All people read the Bible in the light of their own experience, Lapsley said. “There are people who allege they read the Bible objectively; don’t believe them,” he said. “We all read it according to what’s happening in our lives.”

In 1976, Lapsley was expelled from South Africa for his political activity. He lived for six years in Lesotho, a very poor, small nation within South Africa where Desmond Tutu was bishop.

“Suddenly all the passages in the Bible about exile had a whole new meaning,” Lapsley said. “By the rivers of Babylon we sat down and wept as we remembered Zion.”

As the years passed and many died, Lapsley said “every country in the world founded anti-apartheid movements” in support of the South Africans. In exile, Lapsley remained an activist. It was while living in Zimbabwe, upon returning from a speaking engagement in Canada, that Lapsley opened his mail. He opened a manila envelope that contained two religious magazines.

“I opened the magazine, and they exploded,” Lapsley said. “Ironically, it was a government that claimed to be Christian that used religious magazines to try to kill a priest.”

Although Lapsley believes someone from the Government of South Africa had put a bomb inside that magazine, no one has ever taken responsibility. The new government did declare Lapsley “a victim” and along with 18,000 others; he received a financial payment worth about $6,500, a third of what the Commission for Truth and Reconciliation recommended.

After months of rehab, Lapsley returned to the work of liberation. Today, he leads The Institute for Healing of Memories, a Cape Town-based trust “which seeks to contribute to the healing journey of individuals, communities and nations.”

In his talk, Lapsley also offered strong criticism of the U.S.-led war on terrorism.

“I have one question for the American people,” Lapsley said. “What will happen in the bedrooms of the nation as a consequence of people who come back with rage and bitterness inside them? Where will that be played out? It will be played out in the bedroom.

“Often when people have participated in political violence and the political violence stops, we see it continuing with domestic and family violence, and it continues often both with self-harm and harm to others. There are those who drink themselves to death. There are those who become domestically violent to their partners or to their children.”

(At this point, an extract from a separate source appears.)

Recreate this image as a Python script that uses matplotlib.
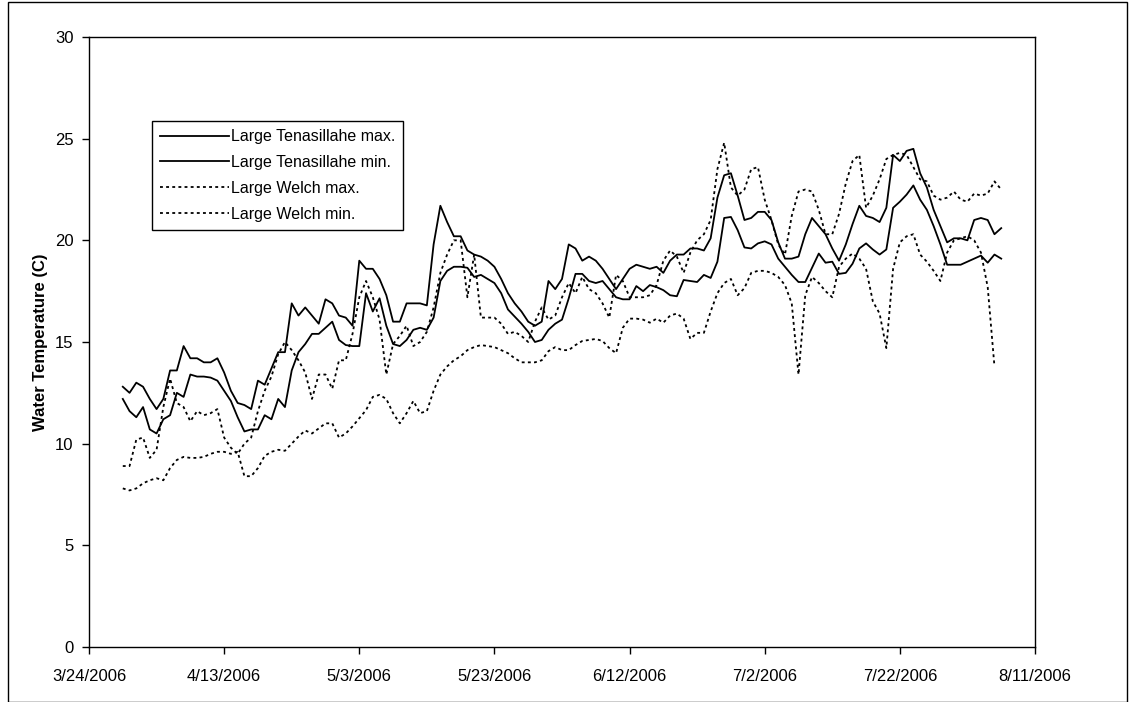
import datetime as dt
import numpy as np
import pandas as pd
import matplotlib
matplotlib.use("Agg")
import matplotlib.pyplot as plt
from matplotlib.patches import Rectangle

plt.rcParams['font.family'] = ['Liberation Sans', 'DejaVu Sans']

# daily readings, 3/29/2006 .. 8/6/2006
dates = pd.date_range("2006-03-29", "2006-08-06", freq="D")

tenasillahe_max = [
    12.8, 12.5, 13.0, 12.8, 12.2, 11.7, 12.2, 13.6, 13.6, 14.8,
    14.2, 14.2, 14.0, 14.0, 14.2, 13.5, 12.6, 12.0, 11.9, 11.7,
    13.1, 12.9, 13.7, 14.5, 14.5, 16.9, 16.3, 16.7, 16.3, 15.9,
    17.1, 16.9, 16.3, 16.2, 15.8, 19.0, 18.6, 18.6, 18.1, 17.3,
    16.0, 16.0, 16.9, 16.9, 16.9, 16.8, 19.8, 21.7, 20.9, 20.2,
    20.2, 19.5, 19.3, 19.2, 19.0, 18.7, 18.1, 17.4, 16.9, 16.5,
    16.0, 15.8, 16.0, 18.0, 17.6, 18.1, 19.8, 19.6, 19.0, 19.2,
    19.0, 18.6, 18.1, 17.6, 18.1, 18.6, 18.8, 18.7, 18.6, 18.7,
    18.4, 19.0, 19.3, 19.3, 19.6, 19.6, 19.5, 20.1, 22.1, 23.2,
    23.3, 22.2, 21.0, 21.1, 21.4, 21.4, 21.0, 19.9, 19.1, 19.1,
    19.2, 20.3, 21.1, 20.7, 20.3, 19.6, 19.0, 19.8, 20.8, 21.7,
    21.2, 21.1, 20.9, 21.6, 24.2, 23.9, 24.4, 24.5, 23.3, 22.6,
    21.5, 20.7, 19.9, 20.1, 20.1, 20.0, 21.0, 21.1, 21.0, 20.3,
    20.6,
]

tenasillahe_min = [
    12.2, 11.6, 11.3, 11.8, 10.7, 10.5, 11.2, 11.4, 12.5, 12.3,
    13.4, 13.3, 13.3, 13.25, 13.1, 12.6, 12.1, 11.3, 10.6, 10.7,
    10.7, 11.4, 11.2, 12.2, 11.8, 13.6, 14.5, 14.9, 15.4, 15.4,
    15.7, 16.0, 15.1, 14.85, 14.8, 14.8, 17.4, 16.5, 17.15, 15.8,
    14.9, 14.8, 15.1, 15.6, 15.7, 15.6, 16.2, 18.0, 18.5, 18.7,
    18.7, 18.65, 18.2, 18.3, 18.1, 17.9, 17.4, 16.6, 16.25, 15.9,
    15.5, 15.0, 15.1, 15.6, 15.9, 16.1, 17.15, 18.35, 18.35, 18.0,
    17.9, 18.0, 17.6, 17.2, 17.1, 17.1, 17.75, 17.5, 17.8, 17.7,
    17.55, 17.3, 17.25, 18.05, 18.0, 17.95, 18.3, 18.15, 18.95, 21.1,
    21.15, 20.5, 19.65, 19.6, 19.85, 19.95, 19.8, 19.1, 18.7, 18.3,
    17.95, 17.95, 18.65, 19.35, 18.9, 18.95, 18.35, 18.4, 18.85, 19.6,
    19.85, 19.55, 19.3, 19.55, 21.6, 21.9, 22.25, 22.7, 22.0, 21.5,
    20.7, 19.8, 18.8, 18.8, 18.8, 18.95, 19.1, 19.25, 18.9, 19.3,
    19.1,
]

welch_max = [
    8.9, 8.9, 10.2, 10.3, 9.3, 9.7, 11.8, 13.2, 12.0, 11.8,
    11.1, 11.6, 11.4, 11.5, 11.7, 10.3, 9.8, 9.5, 10.0, 10.3,
    11.6, 12.6, 13.3, 14.4, 15.0, 14.6, 14.1, 13.5, 12.2, 13.4,
    13.4, 12.7, 14.1, 14.1, 15.4, 17.2, 18.0, 17.2, 16.1, 13.4,
    14.9, 15.3, 15.8, 14.8, 15.0, 15.5, 16.7, 18.4, 19.3, 20.0,
    20.0, 17.2, 19.3, 16.2, 16.2, 16.2, 15.9, 15.4, 15.5, 15.3,
    15.0, 16.0, 16.7, 16.1, 16.3, 17.2, 17.9, 17.4, 18.2, 17.6,
    17.4, 16.9, 16.2, 18.3, 18.0, 17.2, 17.2, 17.2, 17.3, 17.8,
    19.0, 19.5, 19.2, 18.4, 19.4, 20.0, 20.3, 21.0, 23.5, 24.8,
    22.6, 22.2, 22.5, 23.5, 23.6, 22.0, 21.0, 19.8, 19.3, 21.2,
    22.4, 22.5, 22.4, 21.5, 20.3, 20.3, 21.3, 22.8, 23.9, 24.2,
    21.6, 22.2, 23.0, 24.0, 24.2, 24.3, 24.2, 23.6, 23.0, 22.9,
    22.2, 22.0, 22.1, 22.4, 22.0, 21.9, 22.3, 22.2, 22.3, 22.9,
    22.5,
]

welch_min = [
    7.8, 7.7, 7.8, 8.05, 8.2, 8.3, 8.2, 8.8, 9.2, 9.35,
    9.3, 9.3, 9.35, 9.5, 9.6, 9.6, 9.5, 9.6, 8.4, 8.4,
    8.8, 9.4, 9.6, 9.7, 9.65, 10.0, 10.35, 10.65, 10.5, 10.75,
    11.0, 11.0, 10.3, 10.5, 10.85, 11.25, 11.65, 12.3, 12.4, 12.2,
    11.5, 11.0, 11.5, 12.1, 11.5, 11.6, 12.6, 13.4, 13.8, 14.1,
    14.3, 14.6, 14.75, 14.85, 14.8, 14.75, 14.6, 14.45, 14.2, 14.0,
    14.0, 14.0, 14.1, 14.55, 14.75, 14.6, 14.6, 14.85, 15.05, 15.1,
    15.15, 15.05, 14.7, 14.45, 15.7, 16.15, 16.15, 16.1, 15.95, 16.15,
    15.95, 16.3, 16.4, 16.15, 15.15, 15.45, 15.45, 16.5, 17.4, 17.9,
    18.1, 17.3, 17.65, 18.4, 18.5, 18.5, 18.4, 18.2, 17.8, 16.9,
    13.4, 17.3, 18.2, 17.9, 17.5, 17.2, 18.7, 19.1, 19.35, 19.1,
    18.6, 17.0, 16.4, 14.7, 18.6, 19.9, 20.2, 20.3, 19.3, 18.95,
    18.5, 18.0, 19.4, 20.0, 20.1, 20.2, 20.0, 19.4, 17.7, 13.8,
    np.nan,
]

tick_dates = pd.date_range("2006-03-24", "2006-08-11", freq="20D")
tick_labels = [f"{d.month}/{d.day}/{d.year}" for d in tick_dates]

fig = plt.figure(figsize=(11.35, 7.02), dpi=100)
ax = fig.add_axes([89 / 1135, 1 - 647 / 702, (1035 - 89) / 1135, (647 - 37) / 702])

dot = (0, (1.6, 1.8))
ax.plot(dates, tenasillahe_max, color='black', lw=1.3, label='Large Tenasillahe max.')
ax.plot(dates, tenasillahe_min, color='black', lw=1.3, label='Large Tenasillahe min.')
ax.plot(dates, welch_max, color='black', lw=1.3, linestyle=dot, label='Large Welch max.')
ax.plot(dates, welch_min, color='black', lw=1.3, linestyle=dot, label='Large Welch min.')

ax.set_xlim(tick_dates[0], tick_dates[-1])
ax.set_xticks(tick_dates)
ax.set_xticklabels(tick_labels)
ax.set_ylim(0, 30)
ax.set_yticks(range(0, 31, 5))
ax.tick_params(direction='out', length=5, width=1, labelsize=12, colors='black')
ax.tick_params(axis='x', pad=11)
ax.tick_params(axis='y', pad=6)
ax.set_ylabel("Water Temperature (C)", fontsize=12, fontweight='bold', labelpad=5)

for s in ax.spines.values():
    s.set_linewidth(1)
    s.set_color('black')

leg = ax.legend(loc='upper left', bbox_to_anchor=(0.067, 0.862), borderaxespad=0,
                fancybox=False, edgecolor='black', framealpha=1, fontsize=11.5,
                handlelength=4.3, handletextpad=0.1, labelspacing=0.68,
                borderpad=0.5)
leg.get_frame().set_linewidth(1)

# outer chart border
fig.patches.append(Rectangle((8 / 1135, 0), (1127 - 8) / 1135, 1 - 2 / 702,
                             transform=fig.transFigure, fill=False,
                             edgecolor='black', lw=1))

fig.savefig("out.png", dpi=100)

In response to Sept. 11, the United States moved not from victim to survivor to victor, but from victim to victimizer, he said.

“The United States has chosen the route of hatred and revenge, and also it hasn’t cared whether or not its new victims were the people who were responsible for what happened to it. So you exploit the emotions of the people for violent ends and thereby continue the cycle of victims becoming victimizers.”

Yes, terrorism must be opposed, Lapsley said, but the United States must deal with “the fundamental causes of terrorism, which has to do with a world where a few have so much and so many have so little.

” … I think the unilateral actions of the United States have made the lives of every American more dangerous, and not to mention it’s made the world a more dangerous place.”

Despite great faith, Lapsley admits he has grieved the loss of his hands. Several months after what he calls “my bombing,” Lapsley attended a play. At the end, everyone applauded, except Lapsley.